No país C, as taxas de conclusão são um pouco melhores do que as do país B, mas a grande diferença está no facto de o país ter efectivamente incorporado a mensagem de que a escola é mesmo para todos; de o contrato entre o Estado e os profissionais para que as crianças tenham acesso ao melhor ensino possível (sobretudo aquelas que mais precisam da escola, e não os bons alunos) ser compreendido por todas as partes; e dos alunos, fruto de reformas anteriores no ensino básico, atingirem o ensino secundário mais bem preparados do que os jovens do passado.
Dado que são reduzidas as possibilidades do sistema educativo colocar os alunos com dificuldades fora do sistema (fenómenos generalizados e conhecidos, no país A, por “retenção” e “abandono”), existe capacidade instalada e competências organizacionais — fruto de um mix inteligente de políticas de oferta diversificada e de práticas pedagógicas de qualidade — para lidar e resolver o mesmo tipo de situações que provocam protesto no país B. A grande massa de cidadãos-contribuintes-clientes acha que a qualidade da escola justifica o que é pago em impostos.

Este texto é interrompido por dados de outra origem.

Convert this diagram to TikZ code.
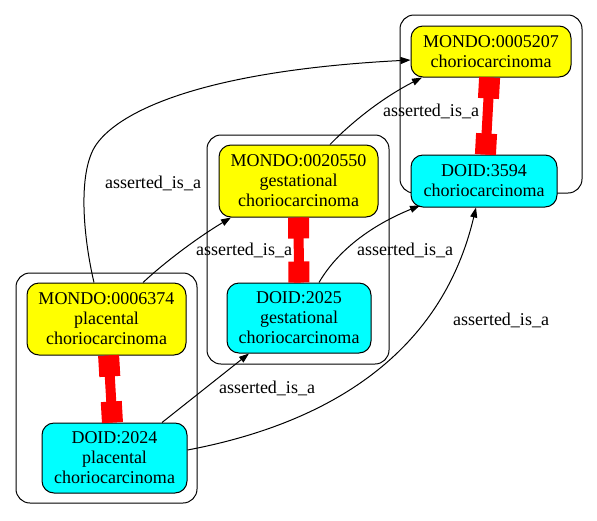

Na verdade, o país A, o país B e o país C são o mesmo, mas em momentos diferentes no tempo. Hoje, e fruto do trabalho realizado nos últimos anos, Portugal aproximou-se da imagem do país B. Falta assegurar este avanço e dar os passos que permitam cumprir a transição para o país C.

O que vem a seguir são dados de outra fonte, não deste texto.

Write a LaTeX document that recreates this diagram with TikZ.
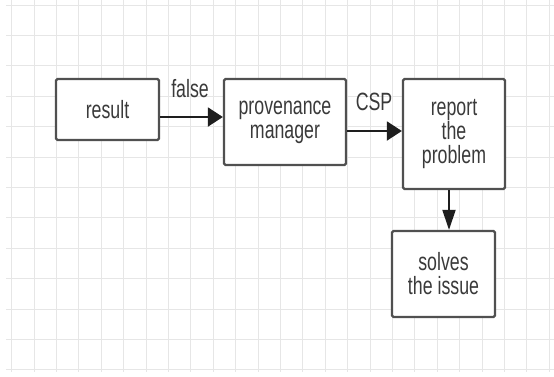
\documentclass[tikz,border=0pt]{standalone}
\usepackage{fontspec}
\usetikzlibrary{arrows.meta}
\newfontfamily\labfont[FakeStretch=0.71]{Liberation Sans}
\definecolor{gridline}{HTML}{E6E6E6}
\definecolor{boxline}{HTML}{505050}
\definecolor{inktext}{HTML}{3A3A3A}
\definecolor{arrowink}{HTML}{1E1E1E}
\begin{document}
\begin{tikzpicture}[x=1pt,y=-1pt,
  stepbox/.style={draw=boxline, line width=2.3pt, rounded corners=1.5pt, fill=white,
    align=center, inner sep=0pt, text=inktext,
    font=\labfont\fontsize{25}{24}\selectfont},
  flowlabel/.style={text=inktext, inner sep=0pt, font=\labfont\fontsize{25}{24}\selectfont},
  harrow/.style={draw=arrowink, line width=2pt, -{Triangle[length=15pt,width=19pt]}},
  varrow/.style={draw=arrowink, line width=2pt, -{Triangle[length=20pt,width=13pt]}}]
  % canvas and background grid
  \useasboundingbox (0,0) rectangle (554,376);
  \fill[white] (0,0) rectangle (554,376);
  \foreach \i in {0,...,24} {
    \draw[gridline, line width=0.9pt] ({11.7+22.4*\i},0) -- ({11.7+22.4*\i},372);
  }
  \foreach \j in {0,...,12} {
    \draw[gridline, line width=0.9pt] (6,{5+30.4*\j}) -- (554,{5+30.4*\j});
  }

  % process boxes
  \node[stepbox, minimum width=103pt, minimum height=61pt] (result) at (107.5,109.5) {result};
  \node[stepbox, minimum width=122pt, minimum height=86pt] (prov) at (285,122) {provenance\\manager};
  \node[stepbox, minimum width=102pt, minimum height=110pt] (report) at (454,134) {report\\the\\problem};
  \node[stepbox, minimum width=103pt, minimum height=86pt] (solve) at (443.5,274) {solves\\the issue};

  % connectors
  \draw[harrow] ([yshift=-7.5pt]result.east) -- ([yshift=-7.5pt]result.east -| prov.west);
  \draw[harrow] ([yshift=-9pt]prov.east) -- ([yshift=-9pt]prov.east -| report.west);
  \draw[varrow] ([xshift=-5pt]report.south) -- ([xshift=-5pt]report.south |- solve.north);

  % connector labels
  \node[flowlabel] (lfalse) at (190,89) {false};
  \node[flowlabel] (lcsp) at (374,102) {CSP};
\end{tikzpicture}
\end{document}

[Publicado primeiramente no Simplex]
2 comentários :
Parece-me uma ideia interessante e optimista mas pouco real. Poderá ser outro país mas não será o caso de Portugal nem o A, B ou C porque não tem sido observável nos últimos anos no caso do ensino e da educação. Não se tem observado a evolução prevista nos três imaginados países.
De facto, hoje em dia raramente chumba um aluno porque quem é penalizado de múltiplas maneiras é o professor. Outro exemplo estranhíssimo que desmente as figuras apontadas nos três países é o suposto exame chamado Novas Oportunidades em que as pessoas de mais de 23 anos e sem nenhuma habilitação particular do secundário são submetidas a várias perguntas do género "de que cor são os caixotes onde se deve separar o lixo". Respondendo a meia dúzia de questões do mais banal e corriqueiro que se possa imaginar, têm acesso ao ensino superior.

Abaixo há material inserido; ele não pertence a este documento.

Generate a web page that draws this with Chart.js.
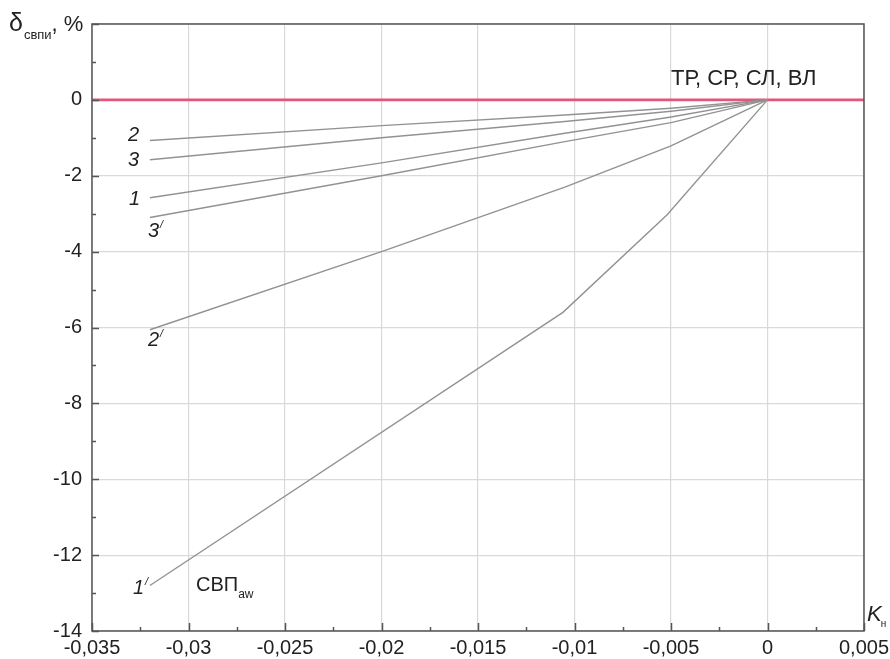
<!DOCTYPE html>
<html>
<head>
<meta charset="utf-8">
<script src="https://cdn.jsdelivr.net/npm/chart.js@4/dist/chart.umd.min.js"></script>
<style>
  html, body { margin: 0; padding: 0; background: #fff; }
  #wrap { width: 890px; height: 659px; }
</style>
</head>
<body>
<div id="wrap"><canvas id="grafica"></canvas></div>
<script>
// ========== DATOS ===================
// K_н values where the curves were read
const KN = [-0.032, -0.02, -0.0105, -0.005, 0];
const KN_1P = [-0.032, -0.0106, -0.0052, 0];
const KN_ZERO = [-0.035, 0.005];

// δ_свпи, %
const D_2  = [-1.07, -0.68, -0.40, -0.22, 0];
const D_3  = [-1.58, -1.00, -0.57, -0.30, 0];
const D_1  = [-2.58, -1.66, -0.88, -0.45, 0];
const D_3P = [-3.10, -2.00, -1.10, -0.60, 0];
const D_2P = [-6.06, -4.00, -2.30, -1.21, 0];
const D_1P = [-12.8, -5.60, -3.03, 0];
const D_ZERO = [0, 0];   // ТР, СР, СЛ, ВЛ

const X_MIN = -0.035, X_MAX = 0.005;
const Y_MIN = -14, Y_MAX = 2;

// -------------- UTILS ----------------
function pts(xs, ys){ return xs.map((x, i) => ({ x: x, y: ys[i] })); }
function isMajorX(v){ return Math.abs(Math.round(v / 0.005) * 0.005 - v) < 1e-9; }
function fmtX(v){ return parseFloat(v.toFixed(4)).toString().replace(".", ","); }

const FONT = "'Liberation Sans', Arial, sans-serif";
const GRID = "#d9d9d9";
const LINE = "#929292";

// ========== DIBUJO EXTRA (marco, marcas, rótulos) ==========
const marcoPlugin = {
  id: "marco",
  afterDraw(chart){
    const { ctx, chartArea: a, scales: { x, y } } = chart;
    ctx.save();
    ctx.strokeStyle = "#555";
    ctx.lineWidth = 1.5;
    ctx.strokeRect(a.left, a.top, a.right - a.left, a.bottom - a.top);

    // marcas hacia dentro
    ctx.beginPath();
    for (let v = Y_MIN; v <= Y_MAX; v++) {
      const py = Math.round(y.getPixelForValue(v)) + 0.5;
      const len = v % 2 === 0 ? 7 : 4;
      ctx.moveTo(a.left, py); ctx.lineTo(a.left + len, py);
    }
    for (let i = 0; i <= 16; i++) {
      const v = X_MIN + i * 0.0025;
      const px = Math.round(x.getPixelForValue(v)) + 0.5;
      const len = i % 2 === 0 ? 8 : 4;
      ctx.moveTo(px, a.bottom); ctx.lineTo(px, a.bottom - len);
    }
    ctx.stroke();
    ctx.restore();
  }
};

function texto(ctx, s, px, py, size, italic){
  ctx.font = (italic ? "italic " : "") + size + "px " + FONT;
  ctx.fillText(s, px, py);
  return ctx.measureText(s).width;
}

const rotulosPlugin = {
  id: "rotulos",
  afterDraw(chart){
    const { ctx, scales: { x, y } } = chart;
    ctx.save();
    ctx.fillStyle = "#222";
    ctx.textBaseline = "alphabetic";
    ctx.textAlign = "left";

    // números de curvas, junto al inicio de cada una
    const sx = x.getPixelForValue(-0.032);
    texto(ctx, "2", sx - 22, y.getPixelForValue(D_2[0]) + 1, 20, true);
    texto(ctx, "3", sx - 22, y.getPixelForValue(D_3[0]) + 6, 20, true);
    texto(ctx, "1", sx - 21, y.getPixelForValue(D_1[0]) + 7, 20, true);
    let w = texto(ctx, "3", sx - 2, y.getPixelForValue(D_3P[0]) + 20, 20, true);
    texto(ctx, "/", sx - 2 + w + 1, y.getPixelForValue(D_3P[0]) + 11, 11, true);
    w = texto(ctx, "2", sx - 2, y.getPixelForValue(D_2P[0]) + 16, 20, true);
    texto(ctx, "/", sx - 2 + w + 1, y.getPixelForValue(D_2P[0]) + 7, 11, true);
    w = texto(ctx, "1", sx - 17, y.getPixelForValue(D_1P[0]) + 9, 20, true);
    texto(ctx, "/", sx - 17 + w + 1, y.getPixelForValue(D_1P[0]) + 0, 11, true);

    // СВП_aw
    w = texto(ctx, "СВП", 196, 591, 20, false);
    texto(ctx, "aw", 196 + w, 598, 12, false);

    // ТР, СР, СЛ, ВЛ
    texto(ctx, "ТР, СР, СЛ, ВЛ", 671, 85, 22, false);

    // título del eje Y
    w = texto(ctx, "δ", 9, 31, 25, false);
    const w2 = texto(ctx, "свпи", 9 + w + 1, 39, 13, false);
    texto(ctx, ", %", 9 + w + w2 + 1, 31, 22, false);

    // título del eje X
    w = texto(ctx, "K", 867, 621, 22, true);
    texto(ctx, "н", 867 + w - 1, 627, 10, false);
    ctx.restore();
  }
};

// ========== GRAFICA ==========
function serie(label, data, color, width){
  return {
    label: label, data: data, showLine: true, borderColor: color,
    borderWidth: width, pointRadius: 0, fill: false, tension: 0
  };
}

const ctx = document.getElementById("grafica");
new Chart(ctx, {
  type: "scatter",
  data: {
    datasets: [
      serie("2", pts(KN, D_2), LINE, 1.4),
      serie("3", pts(KN, D_3), LINE, 1.4),
      serie("1", pts(KN, D_1), LINE, 1.4),
      serie("3'", pts(KN, D_3P), LINE, 1.4),
      serie("2'", pts(KN, D_2P), LINE, 1.4),
      serie("1'", pts(KN_1P, D_1P), LINE, 1.4),
      serie("ТР, СР, СЛ, ВЛ", pts(KN_ZERO, D_ZERO), "#e5557a", 2.6)
    ]
  },
  options: {
    responsive: true,
    maintainAspectRatio: false,
    animation: false,
    layout: { padding: { top: 24, right: 26, left: 0, bottom: 0 } },
    plugins: { legend: { display: false }, tooltip: { enabled: false } },
    scales: {
      x: {
        type: "linear", min: X_MIN, max: X_MAX,
        afterFit(s){ s.height = 28; s.paddingLeft = 0; s.paddingRight = 0; },
        border: { display: false },
        grid: {
          drawTicks: false,
          color: c => isMajorX(c.tick.value) ? GRID : "rgba(0,0,0,0)",
          lineWidth: 1.2
        },
        ticks: {
          stepSize: 0.0025, autoSkip: false, maxRotation: 0, padding: 5,
          color: "#222", font: { family: FONT, size: 20 },
          callback: v => isMajorX(v) ? fmtX(v) : ""
        }
      },
      y: {
        type: "linear", min: Y_MIN, max: Y_MAX,
        afterFit(s){ s.width = 92; s.paddingTop = 0; s.paddingBottom = 0; },
        border: { display: false },
        grid: {
          drawTicks: false,
          color: c => (c.tick.value % 2 === 0) ? GRID : "rgba(0,0,0,0)",
          lineWidth: 1.2
        },
        ticks: {
          stepSize: 1, autoSkip: false, padding: 10,
          color: "#222", font: { family: FONT, size: 20 },
          callback: v => (v % 2 === 0 && v <= 0) ? String(v) : ""
        }
      }
    }
  },
  plugins: [marcoPlugin, rotulosPlugin]
});
</script>
</body>
</html>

Isto de facto não se passa em nenhum país imaginário. Passa-se neste país real e não ajuda ao desenvolvimento nem da instrução nem da educação, nem abona "a favor da corte".
Caro Miguel:
E em qual dos países vive? E foi você que escreveu tudo ou os assessores da Lurdes deram uma ajuda?
PS - com um bocadinho mais de facilitismo chegamos aos 110% nalgumas áreas - já pensou que as Novas Oportunidades podiam dar diplomas de 4ª Classe, fresquinhos na hora, aos analfabetos...? Era barato e dava uns números bons para as estatísticas.